The main advantage of the developed software product is its flexibility of application: it can be used in any type of logging for a visual representation of the structure of the resulting mine. It should be noted that the final software product can be used by drilling engineers for more efficient and safe drilling and casing of the wellbore, as well as the allocation of intervals for setting packers. The flexibility of the software is due to the fact that the set of shaders can be expanded, thereby obtaining a more detailed view of the mine. From this, we can conclude that the software will function on a relatively weak computer in terms of performance.

The main drawback of the software is shaders. Based on the work of B. Catanzaro, Renato Farias, and Marcelo Kallmann, the program presents the minimum set that can function on operating systems from Windows 7. If you need to obtain a more detailed idea of the mine, you will need newer shaders that do not have a mechanism for interacting with the old platform. Thus, shader compatibility must be taken into account [42,43].

The developed technical solutions in the future will provide more efficient processing, synthesis, and visualization of data at a fundamentally new qualitative level. The information and analytical system created by the authors will provide not only engineers but also specialists in the technical services of mining enterprises and related scientific and design organizations with reliable and operational information at all stages of the life cycle of the structure.

5. Conclusions

Works on sinking vertical mine shafts are among the most complex and time-consuming in the construction of mines and take 40–50% of the total construction time and up to 15% of the total capital costs. The shaft is the main opening working, the failure of which leads to the shutdown of the entire mining enterprise. During the construction of shafts in difficult mining and geological conditions and an increase in the depth of their implementation, due to the lack of available information, significant complications arise. If there is an up-to-date information and analytical system that allows controlling the quality of construction work quickly and making timely changes to the project when new data appear, some of the above causes of emergencies can be eliminated.

The methodological approach to the engineering–geological modeling of the system is analogous to BIM modeling and allows reducing the risks of emergencies during the driving of mine shafts and their operation.

The developed technical solutions provide efficient processing, synthesis, and visualization of data at a fundamentally new qualitative level.

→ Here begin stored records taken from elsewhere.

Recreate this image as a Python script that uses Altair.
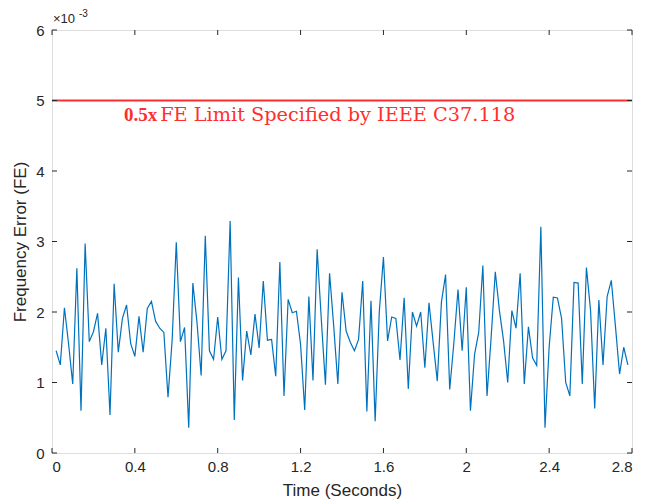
import altair as alt
import pandas as pd

# Frequency error values, in units of 1e-3 (FE)
fe_milli = [
    1.45, 1.25, 2.06, 1.55, 0.98, 2.62, 0.60, 2.97, 1.58, 1.72,
    1.98, 1.25, 1.77, 0.54, 2.40, 1.43, 1.91, 2.10, 1.55, 1.37,
    1.94, 1.43, 2.05, 2.15, 1.87, 1.77, 1.71, 0.79, 1.60, 2.99,
    1.58, 1.78, 0.36, 2.41, 1.85, 1.10, 3.08, 1.45, 1.33, 1.93,
    1.33, 1.45, 3.29, 0.47, 2.49, 1.03, 1.73, 1.39, 1.97, 1.49,
    2.44, 1.60, 1.61, 1.09, 2.71, 0.81, 2.18, 1.99, 2.01, 1.54,
    0.61, 2.22, 1.03, 2.89, 1.90, 0.97, 2.55, 1.80, 0.98, 2.28,
    1.73, 1.57, 1.45, 1.61, 2.44, 0.59, 2.16, 0.45, 2.00, 2.78,
    1.59, 1.93, 1.91, 1.32, 2.20, 0.91, 2.00, 1.80, 2.00, 1.21,
    2.13, 1.57, 1.02, 2.14, 2.53, 0.90, 1.56, 2.32, 1.45, 2.35,
    0.60, 1.40, 1.71, 2.66, 0.81, 1.64, 2.57, 2.02, 1.59, 1.00,
    2.02, 1.77, 2.55, 0.98, 1.79, 1.35, 1.24, 3.21, 0.36, 1.50,
    2.21, 2.20, 1.91, 1.00, 0.81, 2.42, 2.41, 0.98, 2.63, 2.02,
    0.63, 2.17, 1.25, 2.22, 2.45, 1.80, 1.12, 1.50, 1.25,
]
sample_step = 0.02  # seconds between reports
time_s = [round(sample_step * (i + 1), 3) for i in range(len(fe_milli))]

limit_milli = [5.0]
limit_span = [0.0, 2.8]
x_ticks = [0, 0.4, 0.8, 1.2, 1.6, 2.0, 2.4, 2.8]
y_ticks = [0, 1, 2, 3, 4, 5, 6]
limit_label_bold = "0.5x"
limit_label_rest = "FE Limit Specified by IEEE C37.118"
exp_base = "\u00d710"
exp_power = "-3"

W, H = 580, 423
AX = "#262626"
FONT = "Liberation Sans"
RED = "#ff2e2e"

xscale = alt.Scale(domain=[0, 2.8], nice=False, zero=False)
yscale = alt.Scale(domain=[0, 6], nice=False, zero=True)

df = pd.DataFrame({"t": time_s, "fe": fe_milli})
df_limit = pd.DataFrame({"t": limit_span, "fe": limit_milli * 2})
df_xt = pd.DataFrame({"v": x_ticks})
df_yt = pd.DataFrame({"v": y_ticks})

x_axis = alt.Axis(values=x_ticks, format="~g", ticks=False, domain=False, grid=False,
                  labelFont=FONT, labelFontSize=15, labelColor=AX, labelPadding=6,
                  title="Time (Seconds)", titleFont=FONT, titleFontSize=17,
                  titleFontWeight="normal", titleColor=AX, titlePadding=8)
y_axis = alt.Axis(values=y_ticks, format="~g", ticks=False, domain=False, grid=False,
                  labelFont=FONT, labelFontSize=15, labelColor=AX, labelPadding=8,
                  title="Frequency Error (FE)", titleFont=FONT, titleFontSize=17,
                  titleFontWeight="normal", titleColor=AX, titlePadding=6)

line = alt.Chart(df).mark_line(color="#0072BD", strokeWidth=1.2).encode(
    x=alt.X("t:Q", scale=xscale, axis=x_axis),
    y=alt.Y("fe:Q", scale=yscale, axis=y_axis),
)

limit = alt.Chart(df_limit).mark_line(color=RED, strokeWidth=2).encode(
    x=alt.X("t:Q", scale=xscale),
    y=alt.Y("fe:Q", scale=yscale),
)

# inward ticks, MATLAB box style
xt_bottom = alt.Chart(df_xt).mark_rule(color=AX, strokeWidth=1).encode(
    x=alt.X("v:Q", scale=xscale), y=alt.value(H), y2=alt.value(H - 5))
xt_top = alt.Chart(df_xt).mark_rule(color=AX, strokeWidth=1).encode(
    x=alt.X("v:Q", scale=xscale), y=alt.value(0), y2=alt.value(5))
yt_left = alt.Chart(df_yt).mark_rule(color=AX, strokeWidth=1).encode(
    y=alt.Y("v:Q", scale=yscale), x=alt.value(0), x2=alt.value(5))
yt_right = alt.Chart(df_yt).mark_rule(color=AX, strokeWidth=1).encode(
    y=alt.Y("v:Q", scale=yscale), x=alt.value(W - 5), x2=alt.value(W))

label_bold = alt.Chart(pd.DataFrame({"t": [0.347], "fe": [4.8], "s": [limit_label_bold]})).mark_text(
    align="left", baseline="middle", font="Liberation Serif", fontSize=19, fontWeight="bold", color=RED
).encode(x=alt.X("t:Q", scale=xscale), y=alt.Y("fe:Q", scale=yscale), text="s:N")

label_rest = alt.Chart(pd.DataFrame({"t": [0.522], "fe": [4.8], "s": [limit_label_rest]})).mark_text(
    align="left", baseline="middle", font="DejaVu Serif", fontSize=19.3, color=RED
).encode(x=alt.X("t:Q", scale=xscale), y=alt.Y("fe:Q", scale=yscale), text="s:N")

exp_a = alt.Chart(pd.DataFrame({"t": [0.0], "fe": [6.0], "s": [exp_base]})).mark_text(
    align="left", baseline="alphabetic", dx=1, dy=-7, font=FONT, fontSize=13, color=AX
).encode(x=alt.X("t:Q", scale=xscale), y=alt.Y("fe:Q", scale=yscale), text="s:N")
exp_b = alt.Chart(pd.DataFrame({"t": [0.0], "fe": [6.0], "s": [exp_power]})).mark_text(
    align="left", baseline="alphabetic", dx=27, dy=-13, font=FONT, fontSize=10, color=AX
).encode(x=alt.X("t:Q", scale=xscale), y=alt.Y("fe:Q", scale=yscale), text="s:N")

chart = alt.layer(
    line, limit, xt_bottom, xt_top, yt_left, yt_right, label_bold, label_rest, exp_a, exp_b
).properties(
    width=W, height=H,
    autosize=alt.AutoSizeParams(type="none"),
    padding={"left": 44, "top": 22, "right": 17, "bottom": 49},
).configure_view(stroke=AX, strokeWidth=1).configure(background="white")

chart.save("out.html", embed_options={"renderer": "svg", "actions": False})
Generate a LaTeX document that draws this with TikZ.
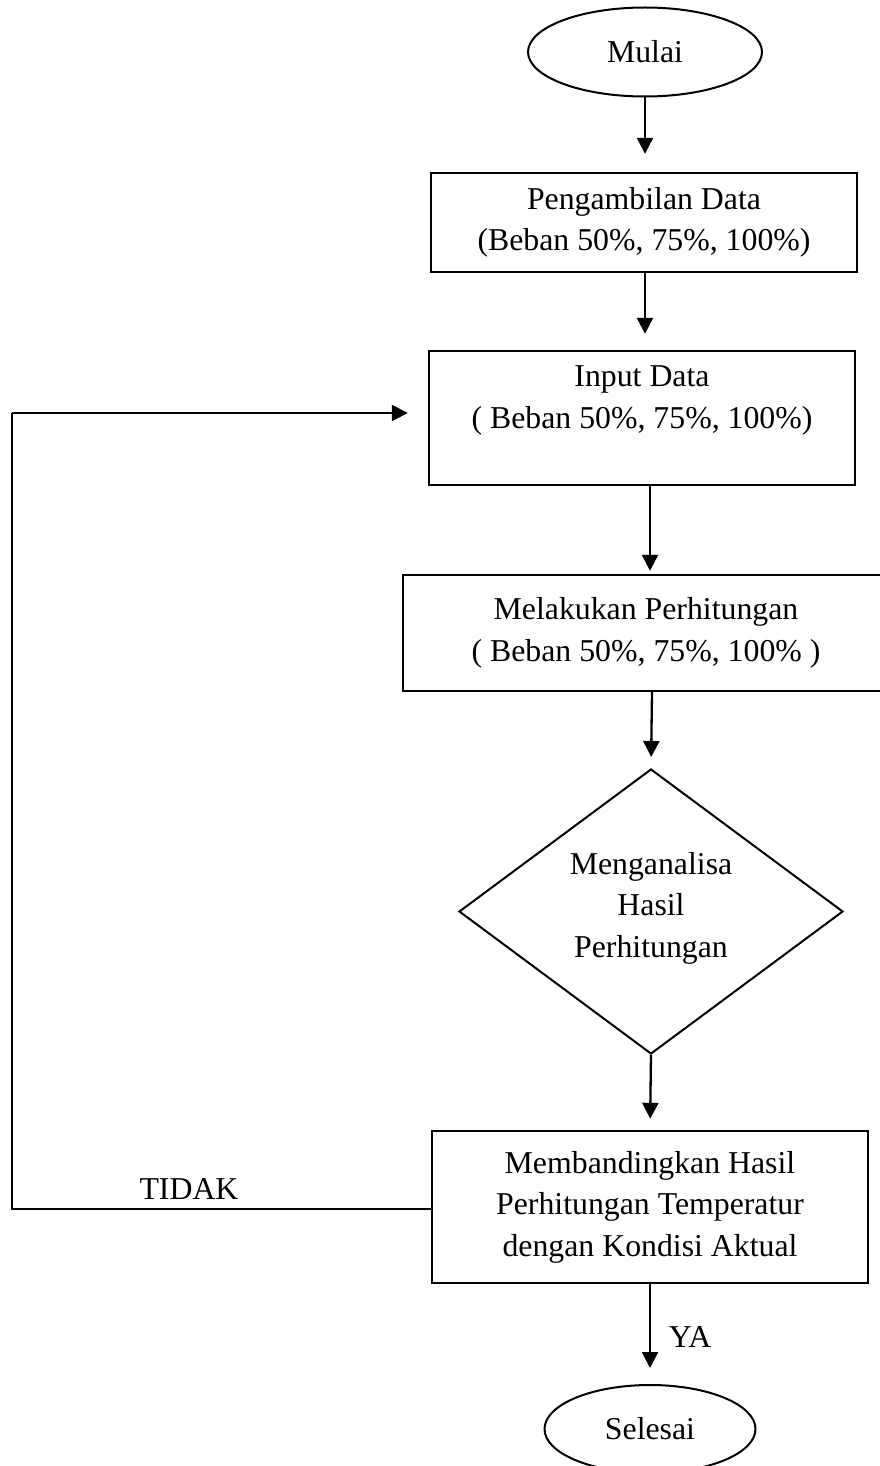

With the system of acoustic profilometry, it was revealed that in the horizontal sections of some wells, vertical caverns predominate; in others, horizontal caverns predominate. However, there are wells in which there are a large number of inclined caverns. Experts are investigating the cause of the change in the geometry of the wellbore, using both additional data from the well and visualization.

The resulting software product can be used by drilling engineers to more efficiently and safely drive and case a wellbore, as well as allocate intervals for setting packers.

The result of the work done is a program that provides visualization of data coming from an acoustic profiler, which allows obtaining a visual and informative idea of the wellbore. The original project also contains a shader with additional data needed to model the software.

The resulting well model allows us to state some features of cavern formation, indicating the direction of mechanical stresses in rocks, and the use of this program by specialists in the oil and gas sector is promising.